**Exercise goal**
Return the listing below unchanged, minus its pictures.

-------------------------

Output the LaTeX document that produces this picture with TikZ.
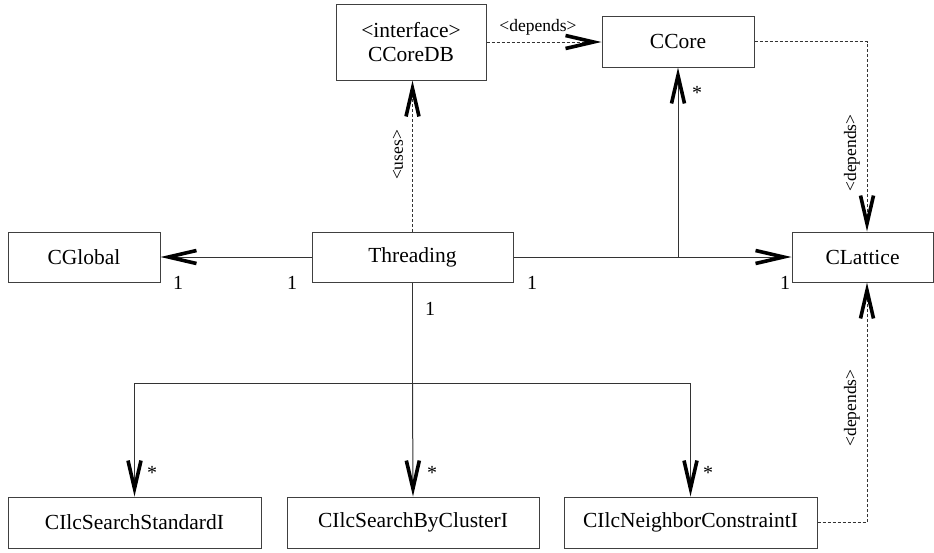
\documentclass[tikz,border=0pt]{standalone}
\usepackage{fontspec}
\setmainfont{Liberation Serif}
\usetikzlibrary{arrows.meta}
\begin{document}
\begin{tikzpicture}[x=1pt,y=-1pt,
  cls/.style={draw=black!75, line width=1pt, rectangle, inner sep=0pt, font=\fontsize{21.5}{24}\selectfont, align=center},
  conn/.style={draw=black!80, line width=1pt},
  dep/.style={conn, dash pattern=on 3pt off 2pt},
  oarr/.style={-{Straight Barb[length=28pt,width=13pt,line width=3.6pt,color=black]}},
  lbl/.style={font=\fontsize{17.5}{19}\selectfont, inner sep=0pt},
  mult/.style={font=\fontsize{20}{22}\selectfont, inner sep=0pt},
]
\useasboundingbox (0,0) rectangle (934,552);

% classes
\node[cls, minimum width=150pt, minimum height=76pt] (db) at (411,42) {<interface>\\CCoreDB};
\node[cls, minimum width=152pt, minimum height=51pt] (core) at (678,41.5) {CCore};
\node[cls, minimum width=152pt, minimum height=50pt] (glob) at (84,257) {CGlobal};
\node[cls, minimum width=201pt, minimum height=50pt] (thr) at (412.5,257) {Threading};
\node[cls, minimum width=141pt, minimum height=50pt] (lat) at (862.5,257) {CLattice};
\node[cls, minimum width=253pt, minimum height=51pt] (s1) at (134.5,522.5) {CIlcSearchStandardI};
\node[cls, minimum width=252pt, minimum height=51pt] (s2) at (413,522.5) {CIlcSearchByClusterI};
\node[cls, minimum width=253pt, minimum height=51pt] (s3) at (690.5,522.5) {CIlcNeighborConstraintI};

\coordinate (rv) at (867,0);

% associations
\draw[conn,oarr] (thr.west) -- (glob.east);
\draw[conn,oarr] (thr.east) -- (lat.west);
\coordinate (br) at (core.south |- thr.east);
\draw[conn,oarr] (br) -- (core.south);
\draw[conn] (thr.south) -- ++(0,101) coordinate (hub);
\draw[conn,oarr] (hub) -| (s1.north);
\draw[conn,oarr] (hub) -- (s2.north);
\draw[conn,oarr] (hub) -| (s3.north);

% dependencies
\draw[dep,oarr] (thr.north) -- (thr.north |- db.south);
\draw[dep,oarr] (db.east) -- (db.east -| core.west);
\draw[dep,oarr] (core.east) -- (core.east -| rv) -- (rv |- lat.north);
\draw[dep,oarr] (s3.east) -- (s3.east -| rv) -- (rv |- lat.south);

% labels
\node[lbl] (l1) at (538,27) {<depends>};
\node[lbl, rotate=90] (l2) at (398,155) {<uses>};
\node[lbl, rotate=90] (l3) at (852,153) {<depends>};
\node[lbl, rotate=90] (l4) at (852,408) {<depends>};

% multiplicities
\node[mult] (m1) at (178,283) {1};
\node[mult] (m2) at (292,283) {1};
\node[mult] (m3) at (430,309) {1};
\node[mult] (m4) at (532,283) {1};
\node[mult] (m5) at (785,283) {1};
\node[mult] (a1) at (697,93) {*};
\node[mult] (a2) at (152,473) {*};
\node[mult] (a3) at (432,473) {*};
\node[mult] (a4) at (708,473) {*};
\end{tikzpicture}
\end{document}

-------------------------

**The response**
Output the LaTeX document that produces this picture with TikZ.
\documentclass[tikz,border=0pt]{standalone}
\usepackage{fontspec}
\setmainfont{Liberation Serif}
\usetikzlibrary{arrows.meta}
\begin{document}
\begin{tikzpicture}[x=1pt,y=-1pt,
  cls/.style={draw=black!75, line width=1pt, rectangle, inner sep=0pt, font=\fontsize{21.5}{24}\selectfont, align=center},
  conn/.style={draw=black!80, line width=1pt},
  dep/.style={conn, dash pattern=on 3pt off 2pt},
  oarr/.style={-{Straight Barb[length=28pt,width=13pt,line width=3.6pt,color=black]}},
  lbl/.style={font=\fontsize{17.5}{19}\selectfont, inner sep=0pt},
  mult/.style={font=\fontsize{20}{22}\selectfont, inner sep=0pt},
]
\useasboundingbox (0,0) rectangle (934,552);

% classes
\node[cls, minimum width=150pt, minimum height=76pt] (db) at (411,42) {<interface>\\CCoreDB};
\node[cls, minimum width=152pt, minimum height=51pt] (core) at (678,41.5) {CCore};
\node[cls, minimum width=152pt, minimum height=50pt] (glob) at (84,257) {CGlobal};
\node[cls, minimum width=201pt, minimum height=50pt] (thr) at (412.5,257) {Threading};
\node[cls, minimum width=141pt, minimum height=50pt] (lat) at (862.5,257) {CLattice};
\node[cls, minimum width=253pt, minimum height=51pt] (s1) at (134.5,522.5) {CIlcSearchStandardI};
\node[cls, minimum width=252pt, minimum height=51pt] (s2) at (413,522.5) {CIlcSearchByClusterI};
\node[cls, minimum width=253pt, minimum height=51pt] (s3) at (690.5,522.5) {CIlcNeighborConstraintI};

\coordinate (rv) at (867,0);

% associations
\draw[conn,oarr] (thr.west) -- (glob.east);
\draw[conn,oarr] (thr.east) -- (lat.west);
\coordinate (br) at (core.south |- thr.east);
\draw[conn,oarr] (br) -- (core.south);
\draw[conn] (thr.south) -- ++(0,101) coordinate (hub);
\draw[conn,oarr] (hub) -| (s1.north);
\draw[conn,oarr] (hub) -- (s2.north);
\draw[conn,oarr] (hub) -| (s3.north);

% dependencies
\draw[dep,oarr] (thr.north) -- (thr.north |- db.south);
\draw[dep,oarr] (db.east) -- (db.east -| core.west);
\draw[dep,oarr] (core.east) -- (core.east -| rv) -- (rv |- lat.north);
\draw[dep,oarr] (s3.east) -- (s3.east -| rv) -- (rv |- lat.south);

% labels
\node[lbl] (l1) at (538,27) {<depends>};
\node[lbl, rotate=90] (l2) at (398,155) {<uses>};
\node[lbl, rotate=90] (l3) at (852,153) {<depends>};
\node[lbl, rotate=90] (l4) at (852,408) {<depends>};

% multiplicities
\node[mult] (m1) at (178,283) {1};
\node[mult] (m2) at (292,283) {1};
\node[mult] (m3) at (430,309) {1};
\node[mult] (m4) at (532,283) {1};
\node[mult] (m5) at (785,283) {1};
\node[mult] (a1) at (697,93) {*};
\node[mult] (a2) at (152,473) {*};
\node[mult] (a3) at (432,473) {*};
\node[mult] (a4) at (708,473) {*};
\end{tikzpicture}
\end{document}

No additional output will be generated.